Test intent becomes more important than test steps. Teams have to shift from writing procedural scripts to defining what outcomes matter. "Verify user can complete checkout" is better than "tap this, type that, assert this appears." It requires clearer thinking about what you're actually validating.
Test authoring becomes collaborative. When tests are intent-based and knowledge-driven, QA engineers, developers, and product managers can all contribute to test definitions. The barrier to entry drops because you're not writing code that navigates a complex UI tree, you're describing behaviours in terms the system understands.

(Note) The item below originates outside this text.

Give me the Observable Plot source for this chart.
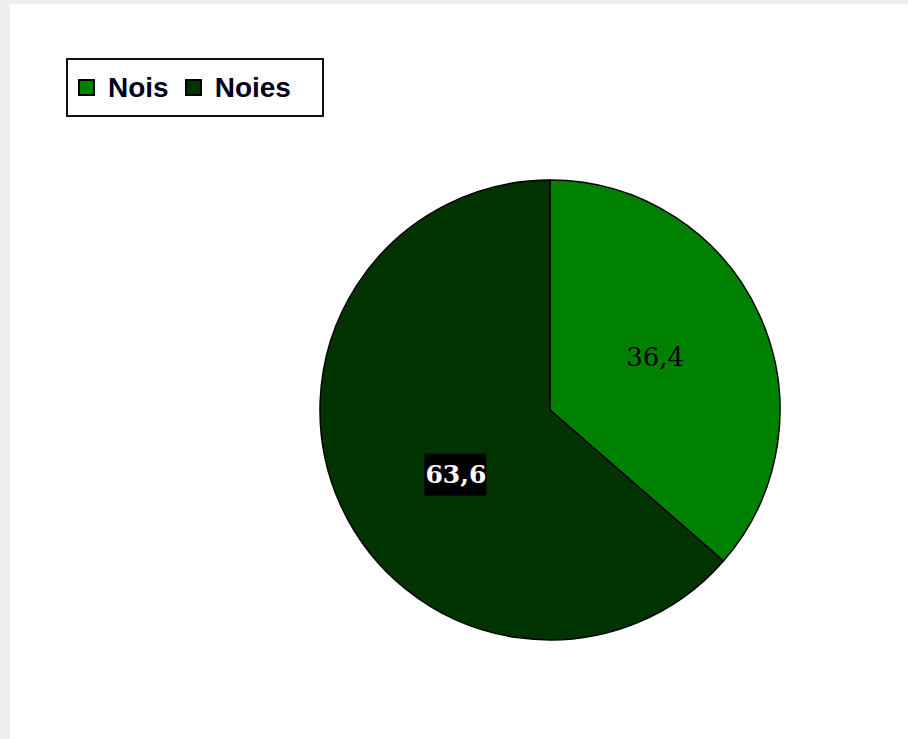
<!DOCTYPE html>
<html>
<head>
<meta charset="utf-8">
<script src="https://cdn.jsdelivr.net/npm/d3@7"></script>
<script src="https://cdn.jsdelivr.net/npm/@observablehq/plot@0.6"></script>
<style>
  html, body { margin: 0; padding: 0; background: #efeeec; }
  #wrap { position: absolute; left: 10px; top: 4px; width: 898px; height: 735px; background: #ffffff; overflow: hidden; }
  #legend { position: absolute; left: 56px; top: 54px; width: 254px; height: 55px; border: 2px solid #111; background: #fff;
            display: flex; align-items: center; font-family: "Liberation Sans", Arial, sans-serif; font-weight: bold; font-size: 28px; color: #00001a; }
  .item { display: flex; align-items: center; }
  .sw { width: 13px; height: 13px; border: 2px solid #000; margin-right: 13px; }
  #chart { position: absolute; left: 0; top: 0; }
</style>
</head>
<body>
<div id="wrap">
  <div id="chart"></div>
  <div id="legend"></div>
</div>
<script>
const categories = ["Nois", "Noies"];
const values = [36.4, 63.6];
const valueLabels = ["36,4", "63,6"];
const colors = ["#008000", "#003300"];

const data = categories.map((c, i) => ({category: c, value: values[i], label: valueLabels[i]}));
const arcs = d3.pie().sort(null).value(d => d.value)(data);

// label positions in data units (unit circle), at half radius on slice mid-angle
const labelR = 0.5;
const labelData = arcs.map(a => {
  const mid = (a.startAngle + a.endAngle) / 2;
  return {x: labelR * Math.sin(mid), y: labelR * Math.cos(mid), label: a.data.label, category: a.data.category};
});
const lightLabels = labelData.filter(d => d.category === "Nois");
const darkLabels = labelData.filter(d => d.category === "Noies");

const color = d3.scaleOrdinal(categories, colors);

const pieMark = (index, scales) => {
  const cx = scales.x(0), cy = scales.y(0), R = scales.x(1) - scales.x(0);
  const arc = d3.arc().innerRadius(0).outerRadius(R);
  const g = d3.create("svg:g").attr("transform", `translate(${cx},${cy})`);
  g.selectAll("path").data(arcs).join("path")
    .attr("d", arc)
    .attr("fill", d => color(d.data.category))
    .attr("stroke", "#000")
    .attr("stroke-width", 1.5)
    .attr("stroke-linejoin", "round");
  return g.node();
};

const darkDx = 10, darkDy = 17;
const boxMark = (index, scales) => {
  const g = d3.create("svg:g");
  darkLabels.forEach(d => {
    const px = scales.x(d.x) + darkDx, py = scales.y(d.y) + darkDy;
    g.append("rect").attr("x", px - 31).attr("y", py - 21).attr("width", 62).attr("height", 42).attr("fill", "#000");
  });
  return g.node();
};

const chart = Plot.plot({
  width: 898,
  height: 735,
  marginLeft: 310,
  marginRight: 128,
  marginTop: 176,
  marginBottom: 99,
  x: {domain: [-1, 1], axis: null},
  y: {domain: [-1, 1], axis: null},
  style: {background: "transparent"},
  marks: [
    pieMark,
    boxMark,
    Plot.text(lightLabels, {
      x: "x", y: "y", text: "label", dy: -5,
      fill: "#000", fontSize: 26, fontFamily: "DejaVu Serif"
    }),
    Plot.text(darkLabels, {
      x: "x", y: "y", text: "label", dx: darkDx, dy: darkDy,
      fill: "#fff", fontWeight: "bold", fontSize: 25, fontFamily: "DejaVu Serif"
    })
  ]
});
document.getElementById("chart").appendChild(chart);

const legend = d3.select("#legend");
categories.forEach((c, i) => {
  const item = legend.append("div").attr("class", "item")
    .style("margin-left", i === 0 ? "10px" : "16px");
  item.append("div").attr("class", "sw").style("background", colors[i]);
  item.append("span").text(c);
});
</script>
</body>
</html>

You need guardrails and observability. Autonomy without oversight is chaos. You need dashboards showing what the agent tested, how it adapted, where it made decisions. You need circuit breakers preventing agents from taking destructive actions in production-like environments. You need audit trails for compliance scenarios.
CI/CD integration looks different. Instead of running a fixed suite of tests, you might run a dynamic suite based on what changed. The agent analyses the diff, identifies affected flows in the knowledge graph, and generates a targeted test run. Faster feedback, better relevance.
Mobile QA is Moving from Scripts to Systems That Think
The mobile testing landscape isn't going to get simpler. Apps are more complex, release cadences faster, device fragmentation worse. Scripted automation worked when apps were simpler and teams could afford dedicated QA engineers maintaining test suites full-time.
That model doesn't scale anymore.
Autonomous agents aren't about eliminating human judgment, they're about eliminating the grunt work. Let the system handle brittle locators, device variations, and repetitive sanity checks. Let humans focus on edge cases, user experience validation, and the kind of exploratory testing that actually requires intelligence.
The teams that figure this out early won't just ship faster. They'll ship with more confidence, because their testing infrastructure adapts as fast as their code does.
The future of mobile QA isn't writing better scripts. It's building systems that understand what you're trying to test and figure out how to test it themselves.